» **INSTRUCTIONS TO FOLLOW**:
Scan the material and copy every line in which "React" appears.

» **INFORMATION PROVIDED**:
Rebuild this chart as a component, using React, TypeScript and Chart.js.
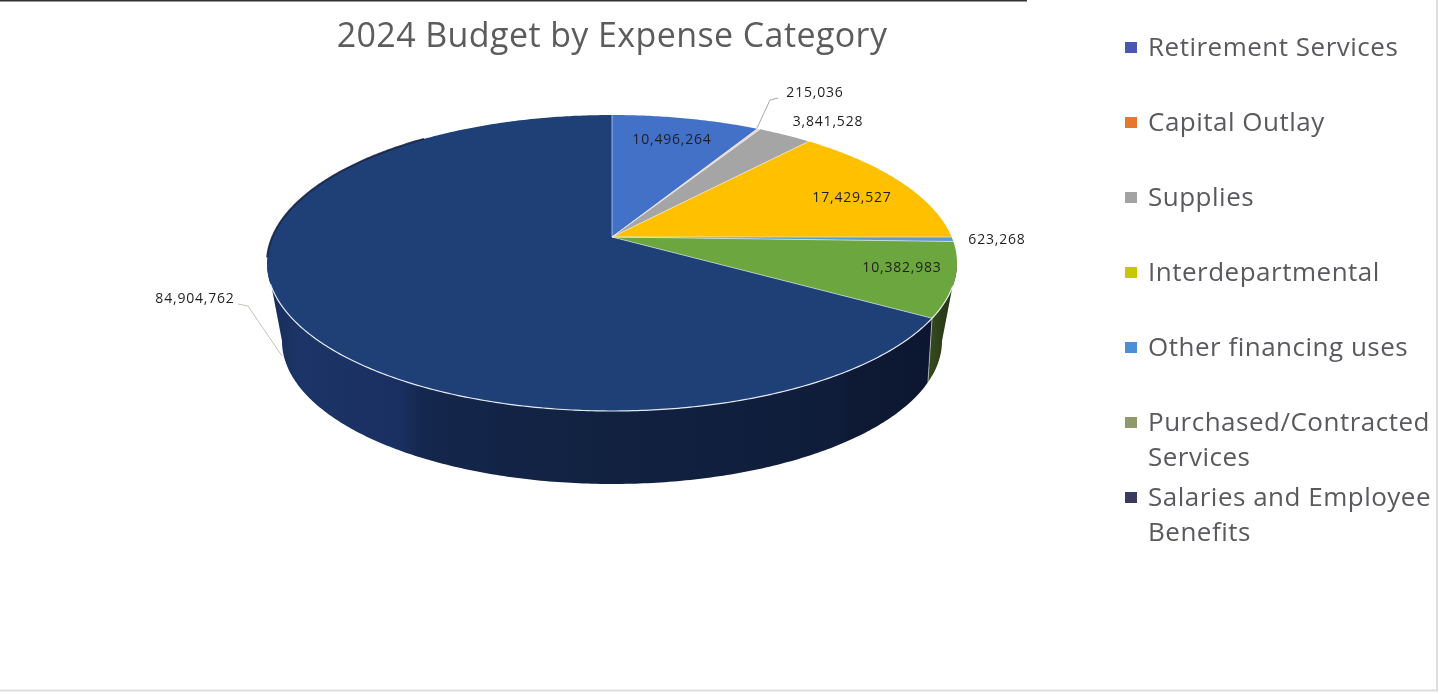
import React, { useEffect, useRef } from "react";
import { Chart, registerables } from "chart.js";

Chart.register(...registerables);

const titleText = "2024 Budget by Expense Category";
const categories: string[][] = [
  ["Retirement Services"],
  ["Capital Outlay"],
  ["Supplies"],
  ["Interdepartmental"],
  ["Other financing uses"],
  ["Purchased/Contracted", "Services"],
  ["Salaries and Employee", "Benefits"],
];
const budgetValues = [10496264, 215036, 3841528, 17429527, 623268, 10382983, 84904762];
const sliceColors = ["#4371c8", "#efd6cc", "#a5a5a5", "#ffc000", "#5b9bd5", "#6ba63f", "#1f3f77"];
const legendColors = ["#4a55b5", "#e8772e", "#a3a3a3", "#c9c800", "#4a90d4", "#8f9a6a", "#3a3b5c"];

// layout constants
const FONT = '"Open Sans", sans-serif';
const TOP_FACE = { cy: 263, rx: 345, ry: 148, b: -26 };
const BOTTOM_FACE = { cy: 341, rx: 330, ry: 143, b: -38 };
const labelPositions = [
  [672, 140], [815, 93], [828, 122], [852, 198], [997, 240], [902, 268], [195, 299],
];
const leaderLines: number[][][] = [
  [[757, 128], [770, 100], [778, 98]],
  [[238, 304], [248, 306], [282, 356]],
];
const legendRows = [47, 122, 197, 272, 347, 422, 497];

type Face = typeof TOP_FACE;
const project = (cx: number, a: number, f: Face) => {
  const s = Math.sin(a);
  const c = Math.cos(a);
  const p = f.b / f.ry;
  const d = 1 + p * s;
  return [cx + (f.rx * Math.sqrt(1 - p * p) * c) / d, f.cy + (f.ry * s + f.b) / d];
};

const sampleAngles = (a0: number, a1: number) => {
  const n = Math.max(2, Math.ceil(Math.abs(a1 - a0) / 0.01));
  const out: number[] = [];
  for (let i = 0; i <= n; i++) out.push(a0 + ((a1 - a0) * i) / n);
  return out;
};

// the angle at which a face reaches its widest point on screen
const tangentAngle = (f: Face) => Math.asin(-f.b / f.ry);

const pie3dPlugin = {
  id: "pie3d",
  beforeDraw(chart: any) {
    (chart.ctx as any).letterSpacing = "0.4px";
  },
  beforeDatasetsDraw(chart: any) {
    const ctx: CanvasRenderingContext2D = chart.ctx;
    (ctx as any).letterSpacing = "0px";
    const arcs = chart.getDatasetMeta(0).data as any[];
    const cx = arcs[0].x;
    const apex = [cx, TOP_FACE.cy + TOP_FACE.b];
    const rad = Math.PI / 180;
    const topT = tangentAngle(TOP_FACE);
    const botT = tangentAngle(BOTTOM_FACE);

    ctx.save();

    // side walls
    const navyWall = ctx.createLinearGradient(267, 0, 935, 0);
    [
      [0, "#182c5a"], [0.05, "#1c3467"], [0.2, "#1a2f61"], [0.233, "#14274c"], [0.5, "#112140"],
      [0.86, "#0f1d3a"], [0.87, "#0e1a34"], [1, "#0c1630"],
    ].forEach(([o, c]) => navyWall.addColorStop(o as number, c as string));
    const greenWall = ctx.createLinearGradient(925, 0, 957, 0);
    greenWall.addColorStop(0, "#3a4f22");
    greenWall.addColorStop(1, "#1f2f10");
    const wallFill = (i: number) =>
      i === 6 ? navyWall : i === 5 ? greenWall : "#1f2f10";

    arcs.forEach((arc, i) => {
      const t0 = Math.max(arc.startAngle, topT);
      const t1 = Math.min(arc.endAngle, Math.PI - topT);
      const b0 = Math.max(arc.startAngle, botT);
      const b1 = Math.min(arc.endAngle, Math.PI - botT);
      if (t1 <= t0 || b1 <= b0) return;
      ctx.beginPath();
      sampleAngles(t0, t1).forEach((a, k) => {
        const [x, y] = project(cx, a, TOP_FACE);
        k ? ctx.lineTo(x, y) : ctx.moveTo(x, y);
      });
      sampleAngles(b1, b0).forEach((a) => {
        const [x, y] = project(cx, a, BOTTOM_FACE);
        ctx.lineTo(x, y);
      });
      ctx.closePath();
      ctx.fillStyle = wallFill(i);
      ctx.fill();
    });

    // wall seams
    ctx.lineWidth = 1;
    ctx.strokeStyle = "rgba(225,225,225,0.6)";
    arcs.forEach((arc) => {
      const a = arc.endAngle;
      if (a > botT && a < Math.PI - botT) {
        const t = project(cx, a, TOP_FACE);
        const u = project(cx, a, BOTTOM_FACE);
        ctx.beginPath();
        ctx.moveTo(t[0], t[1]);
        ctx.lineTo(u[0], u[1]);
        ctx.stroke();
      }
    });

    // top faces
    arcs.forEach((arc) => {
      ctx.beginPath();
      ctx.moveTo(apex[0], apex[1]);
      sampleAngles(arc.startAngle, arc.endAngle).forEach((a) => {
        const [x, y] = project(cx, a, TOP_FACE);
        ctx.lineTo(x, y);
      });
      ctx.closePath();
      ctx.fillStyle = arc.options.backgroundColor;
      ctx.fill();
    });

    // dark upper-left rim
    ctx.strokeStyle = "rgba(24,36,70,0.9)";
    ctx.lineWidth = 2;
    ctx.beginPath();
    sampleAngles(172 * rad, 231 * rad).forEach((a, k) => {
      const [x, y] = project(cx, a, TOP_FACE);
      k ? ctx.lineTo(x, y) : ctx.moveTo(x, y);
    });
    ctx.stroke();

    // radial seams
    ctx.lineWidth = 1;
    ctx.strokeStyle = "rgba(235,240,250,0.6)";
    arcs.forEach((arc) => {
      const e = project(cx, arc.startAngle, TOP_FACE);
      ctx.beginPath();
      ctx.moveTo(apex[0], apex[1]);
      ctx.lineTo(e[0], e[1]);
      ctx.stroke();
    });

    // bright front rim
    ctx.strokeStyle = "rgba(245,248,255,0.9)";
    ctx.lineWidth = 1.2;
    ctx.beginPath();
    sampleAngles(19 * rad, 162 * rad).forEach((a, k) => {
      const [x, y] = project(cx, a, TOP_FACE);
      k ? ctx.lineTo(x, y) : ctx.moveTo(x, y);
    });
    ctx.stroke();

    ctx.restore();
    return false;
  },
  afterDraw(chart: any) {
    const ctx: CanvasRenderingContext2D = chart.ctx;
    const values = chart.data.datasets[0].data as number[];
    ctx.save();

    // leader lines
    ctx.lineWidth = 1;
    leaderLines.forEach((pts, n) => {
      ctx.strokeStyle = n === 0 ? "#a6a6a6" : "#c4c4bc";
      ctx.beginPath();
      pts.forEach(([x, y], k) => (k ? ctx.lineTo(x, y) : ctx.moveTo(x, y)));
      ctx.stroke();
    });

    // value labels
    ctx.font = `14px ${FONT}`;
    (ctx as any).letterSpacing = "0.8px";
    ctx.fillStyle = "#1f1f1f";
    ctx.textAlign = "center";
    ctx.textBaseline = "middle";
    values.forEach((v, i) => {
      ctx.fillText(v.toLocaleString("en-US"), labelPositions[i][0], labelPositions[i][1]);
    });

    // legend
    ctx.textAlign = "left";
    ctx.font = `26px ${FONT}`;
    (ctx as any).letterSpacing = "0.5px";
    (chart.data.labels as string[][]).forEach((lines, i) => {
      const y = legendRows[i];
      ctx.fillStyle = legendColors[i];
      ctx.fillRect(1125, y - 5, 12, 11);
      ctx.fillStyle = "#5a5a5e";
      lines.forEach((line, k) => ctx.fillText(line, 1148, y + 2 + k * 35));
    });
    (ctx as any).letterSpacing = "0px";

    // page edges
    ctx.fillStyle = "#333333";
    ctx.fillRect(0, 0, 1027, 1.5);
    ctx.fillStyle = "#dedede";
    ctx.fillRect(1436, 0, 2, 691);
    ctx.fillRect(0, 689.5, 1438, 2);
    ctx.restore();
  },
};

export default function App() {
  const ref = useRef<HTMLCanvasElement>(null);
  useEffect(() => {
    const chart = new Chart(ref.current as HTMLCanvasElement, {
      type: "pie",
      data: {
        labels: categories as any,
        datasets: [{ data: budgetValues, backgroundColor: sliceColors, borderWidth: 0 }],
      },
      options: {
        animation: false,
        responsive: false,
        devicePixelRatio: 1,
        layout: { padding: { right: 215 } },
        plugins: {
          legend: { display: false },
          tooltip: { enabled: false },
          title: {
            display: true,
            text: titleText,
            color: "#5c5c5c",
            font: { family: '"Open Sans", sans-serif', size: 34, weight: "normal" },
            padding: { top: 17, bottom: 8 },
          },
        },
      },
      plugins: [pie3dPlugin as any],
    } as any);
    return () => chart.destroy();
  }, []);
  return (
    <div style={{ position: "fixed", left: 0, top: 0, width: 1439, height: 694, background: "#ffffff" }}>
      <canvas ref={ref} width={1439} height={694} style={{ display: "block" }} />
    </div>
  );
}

» **SOLUTION TO THE EXERCISE**:
Rebuild this chart as a component, using React, TypeScript and Chart.js.
import React, { useEffect, useRef } from "react";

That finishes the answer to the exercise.